*THE EXERCISE*. In the listing that follows, retype every line from the first through the one containing "const hdb3 = [1,0,-1,0,0,0,-1,0,0,1,0,0,0,1,0,0,-1,1,0,-1];". Pictures are to be left out.

═════ MATERIAL

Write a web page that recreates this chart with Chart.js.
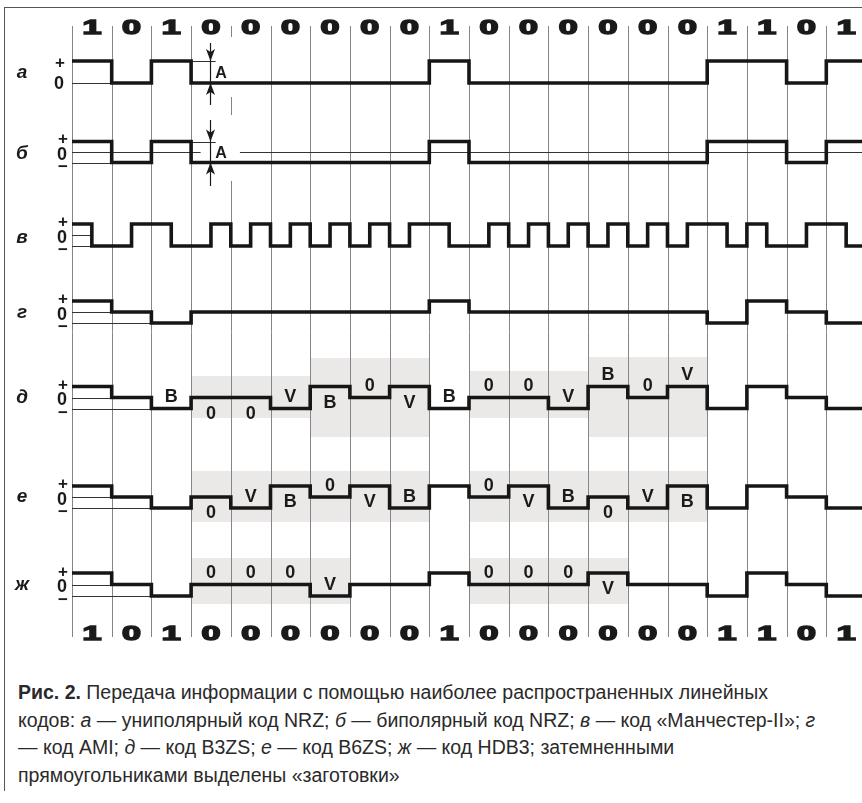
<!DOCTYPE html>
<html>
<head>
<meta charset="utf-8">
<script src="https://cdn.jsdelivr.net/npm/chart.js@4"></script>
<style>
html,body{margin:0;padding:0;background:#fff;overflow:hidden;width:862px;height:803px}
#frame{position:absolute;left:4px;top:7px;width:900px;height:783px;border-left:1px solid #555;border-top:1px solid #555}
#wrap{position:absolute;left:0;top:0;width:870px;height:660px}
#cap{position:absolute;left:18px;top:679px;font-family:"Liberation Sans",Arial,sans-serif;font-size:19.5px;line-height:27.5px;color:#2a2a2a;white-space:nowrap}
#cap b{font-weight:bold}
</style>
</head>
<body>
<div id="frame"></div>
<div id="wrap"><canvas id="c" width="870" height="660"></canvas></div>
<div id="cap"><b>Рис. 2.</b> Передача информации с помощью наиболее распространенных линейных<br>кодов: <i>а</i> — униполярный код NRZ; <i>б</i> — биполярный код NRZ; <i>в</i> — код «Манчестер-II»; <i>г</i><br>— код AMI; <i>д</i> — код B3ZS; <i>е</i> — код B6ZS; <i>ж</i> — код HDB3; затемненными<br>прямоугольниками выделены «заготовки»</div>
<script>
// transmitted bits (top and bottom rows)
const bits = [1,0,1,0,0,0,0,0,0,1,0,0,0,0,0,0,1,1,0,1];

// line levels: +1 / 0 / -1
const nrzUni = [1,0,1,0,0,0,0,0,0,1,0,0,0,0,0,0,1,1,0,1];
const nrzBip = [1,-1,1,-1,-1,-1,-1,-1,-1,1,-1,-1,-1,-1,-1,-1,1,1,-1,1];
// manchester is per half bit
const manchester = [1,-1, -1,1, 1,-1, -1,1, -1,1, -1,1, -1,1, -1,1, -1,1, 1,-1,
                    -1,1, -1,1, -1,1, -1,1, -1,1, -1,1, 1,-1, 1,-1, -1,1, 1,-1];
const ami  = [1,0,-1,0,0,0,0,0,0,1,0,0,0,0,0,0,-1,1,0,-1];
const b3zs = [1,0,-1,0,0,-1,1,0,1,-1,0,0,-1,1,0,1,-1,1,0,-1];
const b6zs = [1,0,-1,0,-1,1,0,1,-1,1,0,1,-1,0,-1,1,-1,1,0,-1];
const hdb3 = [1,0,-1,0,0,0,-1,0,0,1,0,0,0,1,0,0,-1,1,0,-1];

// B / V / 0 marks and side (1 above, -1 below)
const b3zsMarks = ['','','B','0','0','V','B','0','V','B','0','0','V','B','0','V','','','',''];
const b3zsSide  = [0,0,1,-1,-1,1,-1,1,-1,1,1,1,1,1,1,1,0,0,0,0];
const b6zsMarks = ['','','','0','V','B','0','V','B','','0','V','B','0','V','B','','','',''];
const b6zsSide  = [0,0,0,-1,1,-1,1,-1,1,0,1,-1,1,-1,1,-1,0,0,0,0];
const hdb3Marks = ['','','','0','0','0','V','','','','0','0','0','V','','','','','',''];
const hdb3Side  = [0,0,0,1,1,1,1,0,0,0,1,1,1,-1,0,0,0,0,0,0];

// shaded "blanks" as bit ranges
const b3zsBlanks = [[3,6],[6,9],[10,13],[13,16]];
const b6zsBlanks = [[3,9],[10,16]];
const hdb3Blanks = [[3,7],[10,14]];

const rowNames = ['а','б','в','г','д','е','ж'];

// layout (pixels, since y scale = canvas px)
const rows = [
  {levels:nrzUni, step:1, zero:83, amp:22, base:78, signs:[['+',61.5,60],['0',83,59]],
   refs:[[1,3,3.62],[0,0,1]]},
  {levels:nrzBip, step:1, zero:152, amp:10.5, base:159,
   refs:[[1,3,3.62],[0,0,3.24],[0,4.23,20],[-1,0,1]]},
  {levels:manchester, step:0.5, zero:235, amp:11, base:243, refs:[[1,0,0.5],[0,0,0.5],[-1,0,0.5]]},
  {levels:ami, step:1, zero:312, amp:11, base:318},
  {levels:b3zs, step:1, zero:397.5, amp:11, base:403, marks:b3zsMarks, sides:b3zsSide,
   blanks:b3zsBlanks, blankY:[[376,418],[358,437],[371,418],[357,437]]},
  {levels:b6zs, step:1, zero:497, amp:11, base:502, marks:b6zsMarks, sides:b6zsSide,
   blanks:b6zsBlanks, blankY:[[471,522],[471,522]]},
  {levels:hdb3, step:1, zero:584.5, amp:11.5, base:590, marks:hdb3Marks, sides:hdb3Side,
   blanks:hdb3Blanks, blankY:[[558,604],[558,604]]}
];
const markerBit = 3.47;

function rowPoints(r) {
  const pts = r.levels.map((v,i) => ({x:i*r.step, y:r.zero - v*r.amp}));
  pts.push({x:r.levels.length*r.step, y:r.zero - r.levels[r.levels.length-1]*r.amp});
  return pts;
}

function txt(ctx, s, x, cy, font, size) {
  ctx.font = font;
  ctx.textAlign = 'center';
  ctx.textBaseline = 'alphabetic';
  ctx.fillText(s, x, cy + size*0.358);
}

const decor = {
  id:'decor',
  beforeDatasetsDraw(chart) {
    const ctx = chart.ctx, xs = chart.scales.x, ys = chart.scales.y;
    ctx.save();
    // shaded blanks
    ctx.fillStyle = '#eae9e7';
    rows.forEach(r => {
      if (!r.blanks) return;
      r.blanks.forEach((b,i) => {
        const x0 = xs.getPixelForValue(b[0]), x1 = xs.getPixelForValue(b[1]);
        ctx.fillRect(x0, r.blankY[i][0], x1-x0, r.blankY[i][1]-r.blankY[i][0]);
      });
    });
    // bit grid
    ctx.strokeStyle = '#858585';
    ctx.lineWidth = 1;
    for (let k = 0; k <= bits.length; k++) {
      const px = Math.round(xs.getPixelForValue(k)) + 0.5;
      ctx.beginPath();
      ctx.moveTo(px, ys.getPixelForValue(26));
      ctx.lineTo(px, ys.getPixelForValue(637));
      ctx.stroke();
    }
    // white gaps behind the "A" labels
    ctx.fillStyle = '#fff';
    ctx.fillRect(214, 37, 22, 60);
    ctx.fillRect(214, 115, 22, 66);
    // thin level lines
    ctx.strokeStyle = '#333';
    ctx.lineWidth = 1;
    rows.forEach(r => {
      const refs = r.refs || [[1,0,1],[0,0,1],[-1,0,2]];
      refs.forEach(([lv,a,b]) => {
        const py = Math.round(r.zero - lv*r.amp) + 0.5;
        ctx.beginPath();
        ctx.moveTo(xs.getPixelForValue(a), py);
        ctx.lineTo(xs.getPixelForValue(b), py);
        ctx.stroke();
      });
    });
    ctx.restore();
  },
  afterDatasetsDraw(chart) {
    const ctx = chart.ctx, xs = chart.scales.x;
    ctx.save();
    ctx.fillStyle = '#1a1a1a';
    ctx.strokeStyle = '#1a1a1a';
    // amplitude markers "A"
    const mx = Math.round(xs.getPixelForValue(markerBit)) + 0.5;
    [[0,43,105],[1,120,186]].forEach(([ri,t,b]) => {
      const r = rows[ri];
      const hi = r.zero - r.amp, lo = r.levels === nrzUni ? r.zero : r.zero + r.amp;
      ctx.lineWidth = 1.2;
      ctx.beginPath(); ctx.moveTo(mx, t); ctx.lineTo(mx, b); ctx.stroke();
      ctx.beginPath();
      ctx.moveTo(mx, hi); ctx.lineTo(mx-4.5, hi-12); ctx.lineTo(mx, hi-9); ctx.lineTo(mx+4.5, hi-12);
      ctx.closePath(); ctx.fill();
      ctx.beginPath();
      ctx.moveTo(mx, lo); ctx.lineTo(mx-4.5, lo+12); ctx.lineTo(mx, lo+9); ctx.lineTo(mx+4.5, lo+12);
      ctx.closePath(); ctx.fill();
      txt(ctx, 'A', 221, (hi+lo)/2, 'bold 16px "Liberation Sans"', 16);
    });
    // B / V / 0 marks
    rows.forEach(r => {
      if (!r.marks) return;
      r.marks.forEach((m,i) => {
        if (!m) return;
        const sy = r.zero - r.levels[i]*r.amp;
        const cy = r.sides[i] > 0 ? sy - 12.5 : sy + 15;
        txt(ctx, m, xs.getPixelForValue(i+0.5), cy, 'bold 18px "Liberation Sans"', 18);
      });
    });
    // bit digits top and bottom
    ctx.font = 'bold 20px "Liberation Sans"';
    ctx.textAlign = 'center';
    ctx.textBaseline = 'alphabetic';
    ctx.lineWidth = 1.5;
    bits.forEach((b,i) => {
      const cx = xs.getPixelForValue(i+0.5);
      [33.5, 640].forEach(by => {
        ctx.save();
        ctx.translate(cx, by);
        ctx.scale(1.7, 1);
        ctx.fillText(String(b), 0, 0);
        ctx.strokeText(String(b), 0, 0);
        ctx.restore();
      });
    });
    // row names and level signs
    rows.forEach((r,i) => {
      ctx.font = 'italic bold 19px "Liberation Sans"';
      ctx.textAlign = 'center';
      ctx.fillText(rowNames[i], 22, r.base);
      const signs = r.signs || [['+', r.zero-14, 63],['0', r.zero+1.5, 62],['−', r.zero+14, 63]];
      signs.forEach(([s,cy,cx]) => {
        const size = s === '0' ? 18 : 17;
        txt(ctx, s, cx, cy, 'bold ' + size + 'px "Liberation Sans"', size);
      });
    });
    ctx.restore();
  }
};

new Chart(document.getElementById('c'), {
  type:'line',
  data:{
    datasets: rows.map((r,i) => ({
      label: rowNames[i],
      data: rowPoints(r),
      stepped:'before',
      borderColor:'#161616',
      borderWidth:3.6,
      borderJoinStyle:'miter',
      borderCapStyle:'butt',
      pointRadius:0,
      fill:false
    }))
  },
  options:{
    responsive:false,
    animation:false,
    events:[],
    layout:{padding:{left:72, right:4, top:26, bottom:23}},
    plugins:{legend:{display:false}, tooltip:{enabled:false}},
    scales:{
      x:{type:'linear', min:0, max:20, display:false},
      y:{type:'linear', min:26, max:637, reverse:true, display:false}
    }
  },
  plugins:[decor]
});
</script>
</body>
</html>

══════════

*ANSWER FOR THIS EXERCISE*.
Write a web page that recreates this chart with Chart.js.
<!DOCTYPE html>
<html>
<head>
<meta charset="utf-8">
<script src="https://cdn.jsdelivr.net/npm/chart.js@4"></script>
<style>
html,body{margin:0;padding:0;background:#fff;overflow:hidden;width:862px;height:803px}
#frame{position:absolute;left:4px;top:7px;width:900px;height:783px;border-left:1px solid #555;border-top:1px solid #555}
#wrap{position:absolute;left:0;top:0;width:870px;height:660px}
#cap{position:absolute;left:18px;top:679px;font-family:"Liberation Sans",Arial,sans-serif;font-size:19.5px;line-height:27.5px;color:#2a2a2a;white-space:nowrap}
#cap b{font-weight:bold}
</style>
</head>
<body>
<div id="frame"></div>
<div id="wrap"><canvas id="c" width="870" height="660"></canvas></div>
<div id="cap"><b>Рис. 2.</b> Передача информации с помощью наиболее распространенных линейных<br>кодов: <i>а</i> — униполярный код NRZ; <i>б</i> — биполярный код NRZ; <i>в</i> — код «Манчестер-II»; <i>г</i><br>— код AMI; <i>д</i> — код B3ZS; <i>е</i> — код B6ZS; <i>ж</i> — код HDB3; затемненными<br>прямоугольниками выделены «заготовки»</div>
<script>
// transmitted bits (top and bottom rows)
const bits = [1,0,1,0,0,0,0,0,0,1,0,0,0,0,0,0,1,1,0,1];

// line levels: +1 / 0 / -1
const nrzUni = [1,0,1,0,0,0,0,0,0,1,0,0,0,0,0,0,1,1,0,1];
const nrzBip = [1,-1,1,-1,-1,-1,-1,-1,-1,1,-1,-1,-1,-1,-1,-1,1,1,-1,1];
// manchester is per half bit
const manchester = [1,-1, -1,1, 1,-1, -1,1, -1,1, -1,1, -1,1, -1,1, -1,1, 1,-1,
                    -1,1, -1,1, -1,1, -1,1, -1,1, -1,1, 1,-1, 1,-1, -1,1, 1,-1];
const ami  = [1,0,-1,0,0,0,0,0,0,1,0,0,0,0,0,0,-1,1,0,-1];
const b3zs = [1,0,-1,0,0,-1,1,0,1,-1,0,0,-1,1,0,1,-1,1,0,-1];
const b6zs = [1,0,-1,0,-1,1,0,1,-1,1,0,1,-1,0,-1,1,-1,1,0,-1];
const hdb3 = [1,0,-1,0,0,0,-1,0,0,1,0,0,0,1,0,0,-1,1,0,-1];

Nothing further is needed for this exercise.